Sony hat den Schweizer
DNS-Resolver Quad9 verklagt und Ende 2021 vor dem Landgericht Hamburg in erster Instanz recht bekommen. Quad9 ist eine Stiftung mit Sitz in Zürich, deren Zweck es laut Website ist, ein "offener DNS-rekursiver Dienst für kostenlose Sicherheit und hohen Datenschutz" zu sein. Die Stiftung wurde in den USA gegründet, hat ihren Sitz aufgrund der Neutralität und recht guten Datenschutzbedingungen aber
in die Schweiz verlegt. Im Stiftungsrat sitzt neben einem Vertreter von Switch unter anderem auch Florian Schütz, Delegierter des Bundes für Cybersicherheit.
Grund der Anklage: Quad9 hatte es unterlassen, eine für Sony unliebsame Website für den deutschen Internetraum zu sperren und dafür im Juni 2021 eine einstweilige Verfügung aus Hamburg wegen "Unterlassung" bekommen. Die "Republik"
recherchierte den Fall jüngst.
Hintergrund ist ein Upload eines Musikalbums – für das Sony die Rechte hat – auf einer Piraterie-Plattform. Der Konzern forderte von der Stiftung im Frühjahr 2021, dass man die Website für deutsche Nutzer sperren sollte.

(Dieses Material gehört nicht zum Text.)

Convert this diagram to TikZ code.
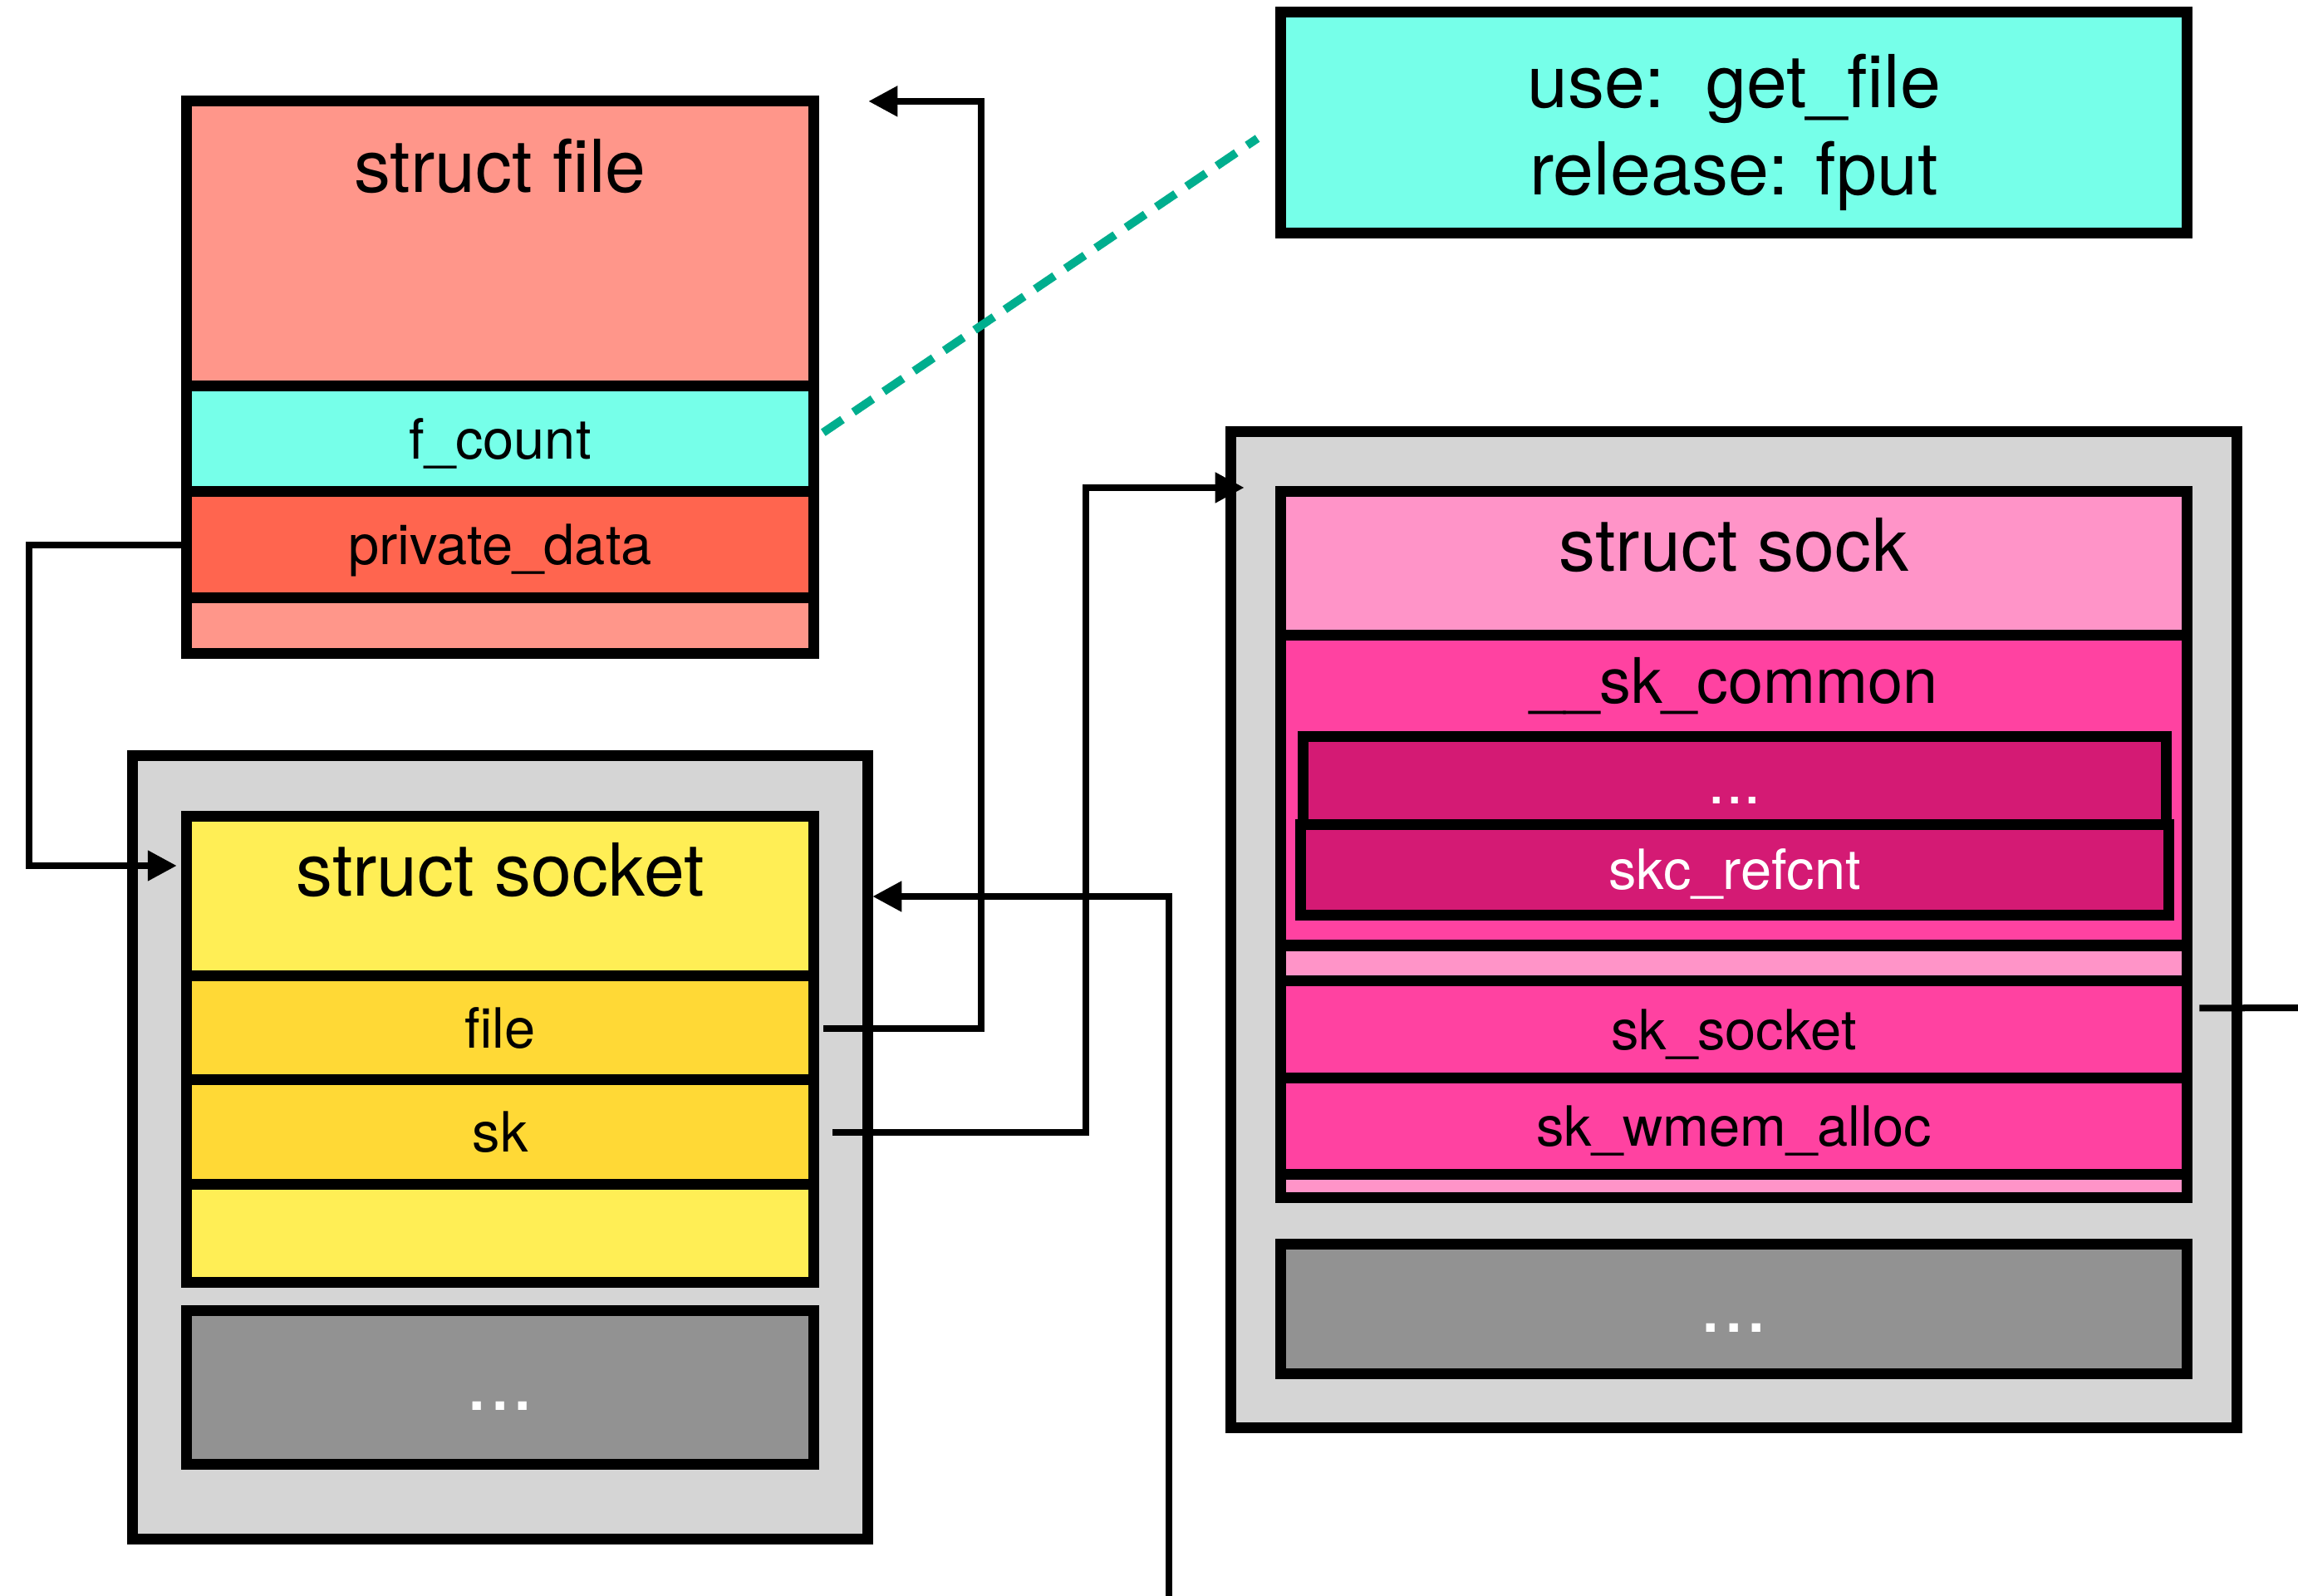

Laut Bericht hätte dies nicht mal einen wirklichen Nutzen, da die grössten DNS-Resolver, über die auch der Grossteil aller Anfragen laufen,
Google und
Cloudflare heissen. Selbst wenn Quad9 die Sperrung durchsetzen würde, wäre die Download-Plattform nach wie vor einfach über diese erreichbar. Mit denen will sich Sony aber offenbar nicht streiten. Dazu kommt, dass die Sperre laut Quad9 aufwändig umzusetzen wäre und technisch nicht vorgesehen ist. Eine weltweite statt einer lokalen Sperre wäre wiederum politisch nicht umsetzbar.
Laut dem Landgericht Hamburg, das laut Bericht für seine Rechteinhaberfreundlichkeit bekannt ist und vermutlich deshalb von Sony ausgesucht wurde, wäre die "öffentliche Zugänglichmachung" des Musikalbums ohne den DNS-Resolver nicht möglich gewesen. Unter anderem damit wird das Urteil gerechtfertigt. Im Bericht wird in der Folge angeprangert, dass dies in letzter Konsequenz für die ganze Kette zwischen User und Download gelten würde – also etwa auch den Browser-Hersteller oder den Internetanbieter betrifft. Vor einem Schweizer oder US-Gericht hätte die Klage eine kleine bis kaum eine Chance gehabt, wie es weiter heisst.
Quad9 will den Entscheid anfechten und bedankt sich auf seiner Website für das ungewöhnlich hohe Spendenaufkommen seit dem Zwischenfall. Experten und Netzaktivisten sehen im Prozess einen gefährlichen Präzedenzfall, auf dessen Basis unterschiedlichste Organisationen ebenfalls eingeklagt werden könnten.